In the book, "Promised Land," which comes out Tuesday, Obama writes that Gandhi has "a nervous, unformed quality about him, as if he were a student who'd done the coursework and was eager to impress the teacher but deep down lacked either the aptitude or the passion to master the subject," according to a review in The New York Times.
Gandhi led the Indian National Congress party in 2014 and 2019 general elections, which both resulted in decisive victories by Prime Minister Narendra Modi's Hindu nationalist Bharatiya Janata Party.
Gandhi, 50, has long struggled to combat perceptions that he is not interested in becoming prime minister, a position held by his grandmother Indira Gandhi and father Rajiv Gandhi, both of whom were assassinated.
He spent his younger years studying and working in the United States and Britain before returning to India with expectations of guiding Congress, the party that has led India through most of its years since independence.
Gandhi has aggressively attacked Modi's government on charges of fanning communalism and favouring business interests, but commentators have often described him as not being a natural politician.
He stepped down from the helm of the Congress party after last election debacle but his mother, Sonia Gandhi, remains its president.

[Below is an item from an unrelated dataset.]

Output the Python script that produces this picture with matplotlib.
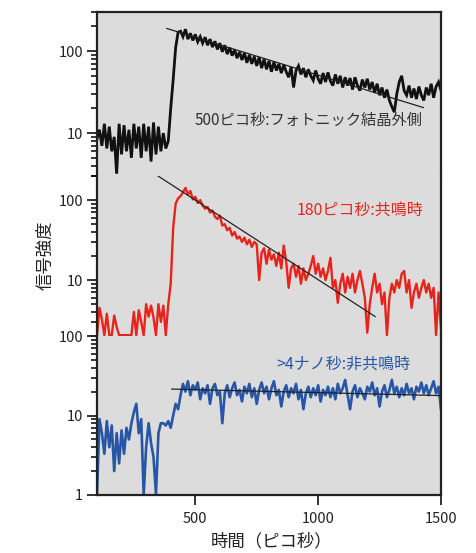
import numpy as np
import matplotlib
matplotlib.use("Agg")
import matplotlib.pyplot as plt
from matplotlib.ticker import LogLocator, NullFormatter, FixedLocator, FuncFormatter

plt.rcParams['font.family'] = ['Noto Sans CJK JP', 'DejaVu Sans']

# ---- data (time in ps, every 10 ps) ----
time_ps = np.arange(100, 1501, 10)

black_signal = [
    8.5, 11, 7, 13, 6.5, 12, 6, 9, 3.2, 13,
    5.5, 12.5, 6, 11, 5, 13, 6.5, 12, 5, 13,
    6, 12, 4.5, 13.5, 5.5, 12, 6, 10, 6.5, 8,
    20, 45, 110, 170, 175, 150, 185, 140, 165, 135,
    160, 130, 150, 125, 148, 118, 140, 112, 132, 105,
    125, 98, 118, 92, 110, 88, 104, 82, 98, 78,
    95, 72, 90, 70, 86, 66, 84, 62, 80, 60,
    76, 56, 74, 58, 70, 54, 68, 56, 48, 64,
    36, 58, 66, 52, 62, 48, 60, 50, 44, 58,
    46, 40, 54, 42, 55, 43, 38, 52, 40, 50,
    36, 48, 38, 47, 34, 48, 38, 33, 45, 36,
    46, 34, 42, 31, 40, 29, 36, 27, 34, 25,
    21, 18, 30, 42, 50, 33, 29, 38, 27, 35,
    26, 37, 29, 25, 36, 29, 40, 27, 37, 42,
    33,
]

red_signal = [
    2.05, 4.5, 3.2, 2.05, 3.8, 2.05, 2.05, 3.6, 2.6, 2.05,
    2.05, 2.05, 2.05, 2.05, 2.05, 4.0, 2.05, 4.2, 3.0, 2.05,
    5.0, 3.5, 4.8, 3.4, 2.05, 5.0, 3.0, 4.8, 2.05, 5.0,
    9, 45, 90, 105, 112, 125, 142, 118, 130, 102,
    110, 92, 100, 85, 78, 82, 70, 74, 62, 58,
    64, 48, 50, 42, 45, 36, 40, 33, 35, 30,
    34, 28, 32, 26, 30, 28, 10, 22, 25, 16,
    24, 18, 21, 15, 22, 14, 27, 17, 8, 14,
    16, 11, 15, 9, 14, 10, 12, 15, 20, 12,
    16, 11, 14, 10, 13, 19, 8, 10, 5.2, 9,
    12, 7, 11, 8, 12, 7, 10, 13, 9, 6,
    2.2, 5, 8, 12, 7, 9, 5, 7, 2.05, 6,
    9, 7, 10, 8, 12, 13, 7, 10, 4.5, 7,
    9, 6, 8, 10, 7, 9, 6, 8, 2.05, 7,
    2.5,
]

blue_signal = [
    1.02, 9, 6, 3.3, 8.5, 4, 7.5, 2.0, 6, 2.5,
    6.5, 3.3, 7, 5, 8, 11, 14, 6, 9, 1.02,
    4, 8, 4.5, 3, 1.02, 6, 8, 8, 7.5, 8.5,
    7, 10, 14, 12, 18, 25, 20, 27, 18, 24,
    21, 26, 16, 22, 19, 24, 14, 22, 25, 18,
    20, 8, 19, 24, 17, 22, 26, 18, 21, 15,
    23, 19, 25, 17, 22, 14, 21, 26, 19, 23,
    16, 22, 27, 18, 21, 13, 20, 24, 17, 22,
    19, 25, 16, 21, 12, 19, 23, 17, 22, 18,
    24, 15, 21, 18, 23, 17, 22, 16, 25, 19,
    22, 28, 18, 12, 20, 24, 17, 22, 19, 16,
    23, 20, 26, 18, 22, 13, 20, 24, 17, 21,
    28, 19, 23, 17, 22, 18, 25, 19, 22, 16,
    23, 20, 26, 19, 24, 18, 22, 27, 19, 23,
    12,
]

# fitted decay lines (endpoints: time, value)
black_fit_t = [384, 1428]
black_fit_v = [189, 20.5]
red_fit_t = [343, 1232]
red_fit_v = [205, 3.5]
blue_fit_t = [404, 1496]
blue_fit_v = [21.5, 17.8]

labels = ["500ピコ秒:フォトニック結晶外側", "180ピコ秒:共鳴時", ">4ナノ秒:非共鳴時"]
x_ticks = [500, 1000, 1500]

# ---- figure ----
W, H = 477, 553
fig = plt.figure(figsize=(W / 100, H / 100), dpi=100)
bg = '#dcdcdc'

def frac_box(top_px, bot_px):
    left = 97 / W
    width = 344 / W
    return [left, (H - bot_px) / H, width, (bot_px - top_px) / H]

ax_top = fig.add_axes(frac_box(12, 176))
ax_mid = fig.add_axes(frac_box(176, 336))
ax_bot = fig.add_axes(frac_box(336, 495))

limits = [(3, 300), (2, 200), (1, 100)]
axes = [ax_top, ax_mid, ax_bot]
for ax, lim in zip(axes, limits):
    ax.set_facecolor(bg)
    ax.set_yscale('log')
    ax.set_ylim(*lim)
    ax.set_xlim(100, 1500)
    ax.yaxis.set_major_locator(LogLocator(base=10, numticks=10))
    ax.yaxis.set_minor_locator(LogLocator(base=10, subs=np.arange(2, 10), numticks=10))
    ax.yaxis.set_minor_formatter(NullFormatter())
    ax.yaxis.set_major_formatter(FuncFormatter(lambda v, p: f"{v:g}"))
    ax.tick_params(axis='y', which='major', direction='out', length=7, width=1.3,
                   labelsize=10.5, pad=3, colors='#222222')
    ax.tick_params(axis='y', which='minor', direction='out', length=4, width=1.1)
    for s in ax.spines.values():
        s.set_linewidth(1.6)
        s.set_color('#222222')
    ax.spines['top'].set_visible(False)
    ax.spines['bottom'].set_visible(False)

ax_top.spines['top'].set_visible(True)
ax_bot.spines['bottom'].set_visible(True)
for ax in (ax_top, ax_mid):
    ax.set_xticks([])
ax_bot.xaxis.set_major_locator(FixedLocator(x_ticks))
ax_bot.tick_params(axis='x', direction='out', length=7, width=1.3, labelsize=10.5,
                   pad=5, colors='#222222')

ax_top.plot(time_ps, black_signal, color='#111111', lw=2.0, solid_joinstyle='miter')
ax_top.plot(black_fit_t, black_fit_v, color='#222222', lw=0.9)
ax_mid.plot(time_ps, red_signal, color='#e8231c', lw=1.7)
ax_mid.plot(red_fit_t, red_fit_v, color='#222222', lw=0.9)
ax_bot.plot(time_ps, blue_signal, color='#2856a6', lw=1.9)
ax_bot.plot(blue_fit_t, blue_fit_v, color='#222222', lw=0.9)

ax_top.text(1427, 14.4, labels[0], ha='right', va='center', fontsize=11, color='#333333')
ax_mid.text(1427, 75, labels[1], ha='right', va='center', fontsize=11.5, color='#e8231c')
ax_bot.text(1374, 44.7, labels[2], ha='right', va='center', fontsize=11.5, color='#2856a6')

fig.text(45 / W, 1 - 255 / H, "信号強度", rotation=90, ha='center', va='center',
         fontsize=12.5, color='#222222')
fig.text(272 / W, 1 - 541 / H, "時間（ピコ秒）", ha='center', va='center',
         fontsize=12.5, color='#222222')

fig.savefig("out.png", dpi=100)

Obama in his book offered a more positive assessment of another Congress figure, former Indian prime minister Manmohan Singh, a mild-mannered economist whom Obama has also praised publicly.
Gandhi is not the only international figure on the receiving end of colourful prose by Obama, according to the review.
He describes France's flashy former president Nicolas Sarkozy as having "his chest thrust out like a bantam cock's."